PROBLEM DESCRIPTION
Look through the data below and output, unchanged, every line from the one holding "Clone this diagram in TikZ." through the one holding "(dir.south east) -- cycle;", inclusive. Skip the pictures.

Saved data entries:
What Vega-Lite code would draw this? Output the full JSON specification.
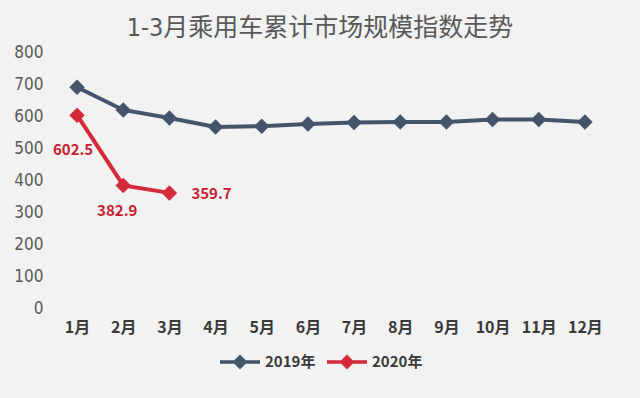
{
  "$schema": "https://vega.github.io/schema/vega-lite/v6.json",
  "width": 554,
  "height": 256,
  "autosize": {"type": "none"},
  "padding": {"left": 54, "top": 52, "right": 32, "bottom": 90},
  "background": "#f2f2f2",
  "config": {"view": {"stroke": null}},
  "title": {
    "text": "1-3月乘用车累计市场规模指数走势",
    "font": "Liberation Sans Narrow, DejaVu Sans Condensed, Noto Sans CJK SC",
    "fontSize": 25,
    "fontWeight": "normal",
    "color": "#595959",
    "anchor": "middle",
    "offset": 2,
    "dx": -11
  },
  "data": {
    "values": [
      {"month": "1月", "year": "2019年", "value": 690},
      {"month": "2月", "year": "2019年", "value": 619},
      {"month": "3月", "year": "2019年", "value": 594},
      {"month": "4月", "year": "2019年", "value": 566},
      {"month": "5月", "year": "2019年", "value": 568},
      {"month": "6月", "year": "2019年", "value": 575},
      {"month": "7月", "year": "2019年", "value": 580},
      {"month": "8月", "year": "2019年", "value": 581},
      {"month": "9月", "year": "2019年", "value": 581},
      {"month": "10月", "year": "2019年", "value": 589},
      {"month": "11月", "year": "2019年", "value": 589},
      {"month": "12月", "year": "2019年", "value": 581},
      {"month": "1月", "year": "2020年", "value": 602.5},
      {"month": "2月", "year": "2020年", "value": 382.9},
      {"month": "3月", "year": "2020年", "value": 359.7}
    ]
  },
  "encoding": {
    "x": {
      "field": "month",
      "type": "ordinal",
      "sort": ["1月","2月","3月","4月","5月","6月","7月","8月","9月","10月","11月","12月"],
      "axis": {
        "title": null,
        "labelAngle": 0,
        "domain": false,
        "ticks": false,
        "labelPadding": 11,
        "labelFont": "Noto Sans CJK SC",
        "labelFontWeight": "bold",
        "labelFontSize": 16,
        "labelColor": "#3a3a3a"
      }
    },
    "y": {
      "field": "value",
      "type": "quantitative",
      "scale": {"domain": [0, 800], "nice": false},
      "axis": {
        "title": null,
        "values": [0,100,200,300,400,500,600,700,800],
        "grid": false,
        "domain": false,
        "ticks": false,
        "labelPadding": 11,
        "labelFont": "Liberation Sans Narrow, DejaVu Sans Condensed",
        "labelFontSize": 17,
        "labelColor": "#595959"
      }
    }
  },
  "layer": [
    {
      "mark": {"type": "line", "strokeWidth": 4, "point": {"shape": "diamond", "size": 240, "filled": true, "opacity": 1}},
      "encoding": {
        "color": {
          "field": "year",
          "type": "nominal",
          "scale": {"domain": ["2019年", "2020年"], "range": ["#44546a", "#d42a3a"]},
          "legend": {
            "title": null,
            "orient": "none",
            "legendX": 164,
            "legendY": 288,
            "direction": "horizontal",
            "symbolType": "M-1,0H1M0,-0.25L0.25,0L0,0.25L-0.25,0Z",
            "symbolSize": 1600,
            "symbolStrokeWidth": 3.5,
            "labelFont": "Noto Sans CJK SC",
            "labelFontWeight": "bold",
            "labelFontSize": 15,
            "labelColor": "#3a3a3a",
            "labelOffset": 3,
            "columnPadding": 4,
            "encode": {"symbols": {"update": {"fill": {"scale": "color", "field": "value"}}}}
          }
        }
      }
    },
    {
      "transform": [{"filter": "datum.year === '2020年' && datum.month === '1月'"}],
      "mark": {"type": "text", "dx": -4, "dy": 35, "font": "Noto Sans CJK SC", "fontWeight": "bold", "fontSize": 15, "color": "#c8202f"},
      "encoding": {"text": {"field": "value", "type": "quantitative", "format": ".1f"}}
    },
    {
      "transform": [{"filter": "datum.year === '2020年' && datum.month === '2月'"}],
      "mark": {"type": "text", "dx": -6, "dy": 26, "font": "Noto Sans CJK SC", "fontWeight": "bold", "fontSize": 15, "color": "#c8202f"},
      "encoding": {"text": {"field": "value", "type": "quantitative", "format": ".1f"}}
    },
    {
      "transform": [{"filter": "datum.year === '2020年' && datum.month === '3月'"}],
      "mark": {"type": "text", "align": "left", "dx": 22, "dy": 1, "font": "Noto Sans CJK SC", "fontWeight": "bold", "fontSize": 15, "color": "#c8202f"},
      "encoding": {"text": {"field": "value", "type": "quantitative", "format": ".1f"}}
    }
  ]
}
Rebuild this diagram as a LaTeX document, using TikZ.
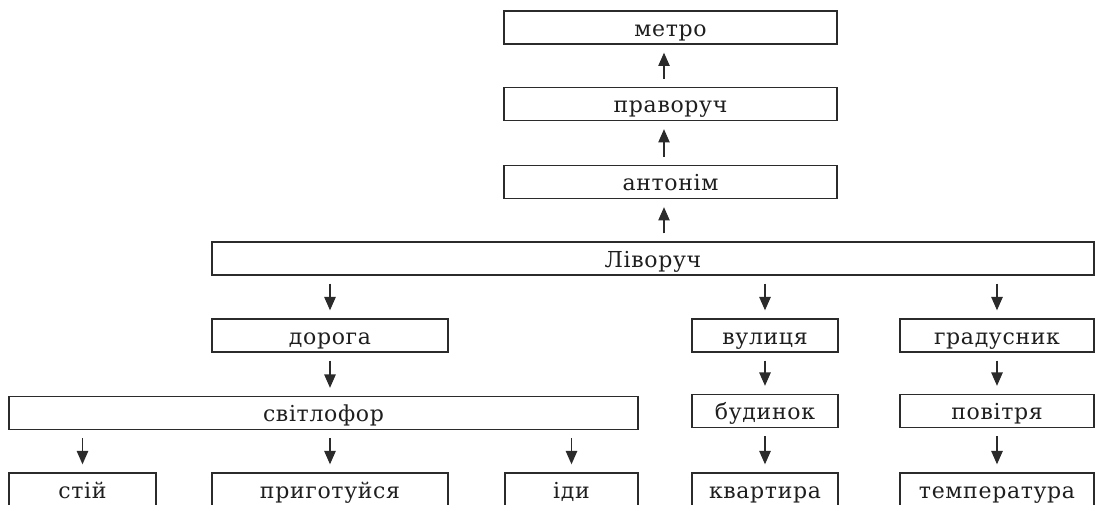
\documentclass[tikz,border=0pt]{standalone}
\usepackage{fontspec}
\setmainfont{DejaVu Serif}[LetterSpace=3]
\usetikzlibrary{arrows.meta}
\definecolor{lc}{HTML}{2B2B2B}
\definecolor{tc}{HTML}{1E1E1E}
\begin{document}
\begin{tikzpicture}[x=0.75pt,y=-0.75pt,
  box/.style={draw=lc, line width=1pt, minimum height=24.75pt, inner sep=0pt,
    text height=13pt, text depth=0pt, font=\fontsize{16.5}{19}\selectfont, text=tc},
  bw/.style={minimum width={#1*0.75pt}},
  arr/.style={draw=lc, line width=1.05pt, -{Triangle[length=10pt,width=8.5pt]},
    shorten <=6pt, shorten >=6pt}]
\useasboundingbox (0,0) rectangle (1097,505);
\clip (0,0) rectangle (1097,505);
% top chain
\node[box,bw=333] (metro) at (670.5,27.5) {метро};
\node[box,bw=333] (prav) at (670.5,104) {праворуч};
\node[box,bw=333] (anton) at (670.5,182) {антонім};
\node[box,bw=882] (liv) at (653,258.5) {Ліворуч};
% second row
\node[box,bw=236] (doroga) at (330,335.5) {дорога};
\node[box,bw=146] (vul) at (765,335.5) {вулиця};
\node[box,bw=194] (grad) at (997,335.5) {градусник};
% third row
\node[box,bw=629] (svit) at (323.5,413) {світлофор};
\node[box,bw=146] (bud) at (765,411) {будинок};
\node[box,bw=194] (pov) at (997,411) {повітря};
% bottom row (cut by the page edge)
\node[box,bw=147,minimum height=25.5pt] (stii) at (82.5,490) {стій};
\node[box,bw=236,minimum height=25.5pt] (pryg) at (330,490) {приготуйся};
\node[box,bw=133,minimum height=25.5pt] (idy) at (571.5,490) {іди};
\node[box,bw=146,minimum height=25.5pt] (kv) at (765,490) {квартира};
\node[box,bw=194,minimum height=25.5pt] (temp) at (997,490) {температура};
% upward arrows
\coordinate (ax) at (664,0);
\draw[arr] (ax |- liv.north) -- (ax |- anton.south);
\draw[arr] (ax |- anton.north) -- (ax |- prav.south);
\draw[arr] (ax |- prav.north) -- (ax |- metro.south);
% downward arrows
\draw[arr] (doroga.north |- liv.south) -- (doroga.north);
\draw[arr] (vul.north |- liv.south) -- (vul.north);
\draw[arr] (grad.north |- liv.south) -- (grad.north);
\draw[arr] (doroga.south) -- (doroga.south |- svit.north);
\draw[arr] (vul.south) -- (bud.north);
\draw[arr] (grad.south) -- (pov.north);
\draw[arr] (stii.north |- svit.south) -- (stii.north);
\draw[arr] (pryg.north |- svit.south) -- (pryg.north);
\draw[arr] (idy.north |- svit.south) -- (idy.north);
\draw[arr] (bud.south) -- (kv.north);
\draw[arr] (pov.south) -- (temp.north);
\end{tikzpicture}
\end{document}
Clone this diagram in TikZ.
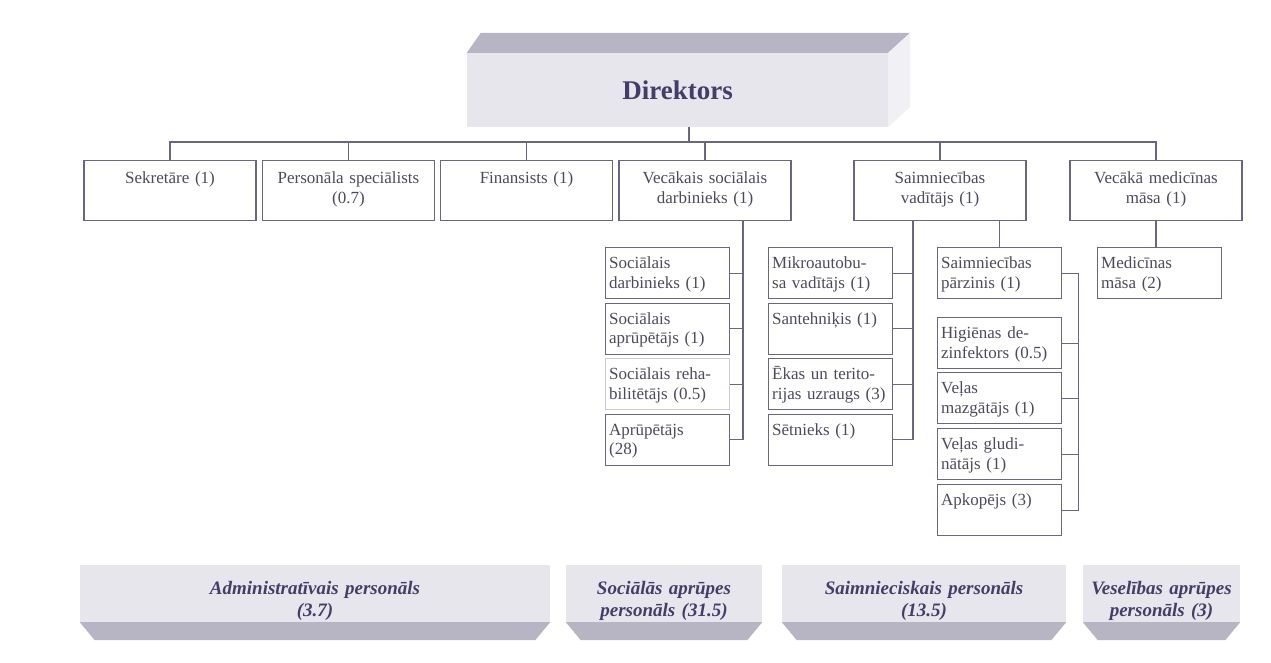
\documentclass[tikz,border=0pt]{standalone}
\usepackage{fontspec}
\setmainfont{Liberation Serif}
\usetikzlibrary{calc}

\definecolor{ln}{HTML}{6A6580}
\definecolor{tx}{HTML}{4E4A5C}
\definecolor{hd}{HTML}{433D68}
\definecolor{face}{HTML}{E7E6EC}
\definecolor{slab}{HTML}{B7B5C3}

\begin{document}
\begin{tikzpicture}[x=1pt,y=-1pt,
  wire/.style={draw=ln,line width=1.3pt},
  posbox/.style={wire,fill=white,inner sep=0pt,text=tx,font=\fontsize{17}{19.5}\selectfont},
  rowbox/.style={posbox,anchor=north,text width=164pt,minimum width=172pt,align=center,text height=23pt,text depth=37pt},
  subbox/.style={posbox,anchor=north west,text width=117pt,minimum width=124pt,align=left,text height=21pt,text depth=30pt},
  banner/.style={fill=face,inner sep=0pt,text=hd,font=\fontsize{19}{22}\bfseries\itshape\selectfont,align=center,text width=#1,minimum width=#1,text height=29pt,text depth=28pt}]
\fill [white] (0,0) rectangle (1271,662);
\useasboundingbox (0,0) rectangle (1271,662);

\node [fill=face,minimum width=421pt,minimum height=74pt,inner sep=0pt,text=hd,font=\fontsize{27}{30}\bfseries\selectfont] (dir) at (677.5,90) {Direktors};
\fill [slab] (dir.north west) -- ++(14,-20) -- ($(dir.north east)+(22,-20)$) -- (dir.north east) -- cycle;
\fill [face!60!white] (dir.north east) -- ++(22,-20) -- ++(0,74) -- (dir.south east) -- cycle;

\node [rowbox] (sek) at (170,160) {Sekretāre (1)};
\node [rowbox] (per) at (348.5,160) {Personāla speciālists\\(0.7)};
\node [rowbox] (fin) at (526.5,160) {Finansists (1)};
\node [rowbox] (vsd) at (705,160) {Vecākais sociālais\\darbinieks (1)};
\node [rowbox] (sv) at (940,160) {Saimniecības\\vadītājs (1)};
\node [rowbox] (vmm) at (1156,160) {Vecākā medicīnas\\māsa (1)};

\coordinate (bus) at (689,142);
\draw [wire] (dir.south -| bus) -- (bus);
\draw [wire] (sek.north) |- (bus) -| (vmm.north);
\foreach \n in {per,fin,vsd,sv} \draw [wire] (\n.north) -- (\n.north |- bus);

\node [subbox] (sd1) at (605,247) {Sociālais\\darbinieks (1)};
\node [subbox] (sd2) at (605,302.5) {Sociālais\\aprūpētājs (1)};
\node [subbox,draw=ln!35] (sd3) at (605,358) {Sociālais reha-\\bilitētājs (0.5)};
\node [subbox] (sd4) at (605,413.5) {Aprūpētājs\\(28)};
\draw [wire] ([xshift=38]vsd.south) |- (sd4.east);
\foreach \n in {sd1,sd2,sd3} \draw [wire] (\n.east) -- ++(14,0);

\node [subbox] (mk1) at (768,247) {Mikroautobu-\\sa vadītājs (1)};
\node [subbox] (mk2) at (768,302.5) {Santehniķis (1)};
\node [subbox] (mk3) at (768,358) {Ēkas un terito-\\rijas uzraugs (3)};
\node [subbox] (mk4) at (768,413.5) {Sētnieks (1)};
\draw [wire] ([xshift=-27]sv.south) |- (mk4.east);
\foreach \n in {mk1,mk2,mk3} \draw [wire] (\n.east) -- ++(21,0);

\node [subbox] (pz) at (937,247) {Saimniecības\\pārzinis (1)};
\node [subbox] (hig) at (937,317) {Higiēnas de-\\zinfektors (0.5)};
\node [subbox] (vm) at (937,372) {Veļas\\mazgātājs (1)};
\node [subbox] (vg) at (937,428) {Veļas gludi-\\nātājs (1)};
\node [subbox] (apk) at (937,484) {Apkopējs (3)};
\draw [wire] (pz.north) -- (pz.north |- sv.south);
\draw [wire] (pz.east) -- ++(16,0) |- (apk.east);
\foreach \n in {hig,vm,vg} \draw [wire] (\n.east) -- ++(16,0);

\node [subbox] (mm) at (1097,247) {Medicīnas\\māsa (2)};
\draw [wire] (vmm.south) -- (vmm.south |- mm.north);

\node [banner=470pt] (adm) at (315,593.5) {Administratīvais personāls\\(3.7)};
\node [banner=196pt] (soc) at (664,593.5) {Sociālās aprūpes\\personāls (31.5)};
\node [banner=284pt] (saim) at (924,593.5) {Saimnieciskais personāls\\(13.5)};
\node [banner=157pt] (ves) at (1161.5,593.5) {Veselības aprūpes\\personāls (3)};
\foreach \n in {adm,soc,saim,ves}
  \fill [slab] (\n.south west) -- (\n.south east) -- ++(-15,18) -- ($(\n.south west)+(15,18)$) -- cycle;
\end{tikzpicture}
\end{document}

RESULT FOR THIS TASK
Clone this diagram in TikZ.
\documentclass[tikz,border=0pt]{standalone}
\usepackage{fontspec}
\setmainfont{Liberation Serif}
\usetikzlibrary{calc}

\definecolor{ln}{HTML}{6A6580}
\definecolor{tx}{HTML}{4E4A5C}
\definecolor{hd}{HTML}{433D68}
\definecolor{face}{HTML}{E7E6EC}
\definecolor{slab}{HTML}{B7B5C3}

\begin{document}
\begin{tikzpicture}[x=1pt,y=-1pt,
  wire/.style={draw=ln,line width=1.3pt},
  posbox/.style={wire,fill=white,inner sep=0pt,text=tx,font=\fontsize{17}{19.5}\selectfont},
  rowbox/.style={posbox,anchor=north,text width=164pt,minimum width=172pt,align=center,text height=23pt,text depth=37pt},
  subbox/.style={posbox,anchor=north west,text width=117pt,minimum width=124pt,align=left,text height=21pt,text depth=30pt},
  banner/.style={fill=face,inner sep=0pt,text=hd,font=\fontsize{19}{22}\bfseries\itshape\selectfont,align=center,text width=#1,minimum width=#1,text height=29pt,text depth=28pt}]
\fill [white] (0,0) rectangle (1271,662);
\useasboundingbox (0,0) rectangle (1271,662);

\node [fill=face,minimum width=421pt,minimum height=74pt,inner sep=0pt,text=hd,font=\fontsize{27}{30}\bfseries\selectfont] (dir) at (677.5,90) {Direktors};
\fill [slab] (dir.north west) -- ++(14,-20) -- ($(dir.north east)+(22,-20)$) -- (dir.north east) -- cycle;
\fill [face!60!white] (dir.north east) -- ++(22,-20) -- ++(0,74) -- (dir.south east) -- cycle;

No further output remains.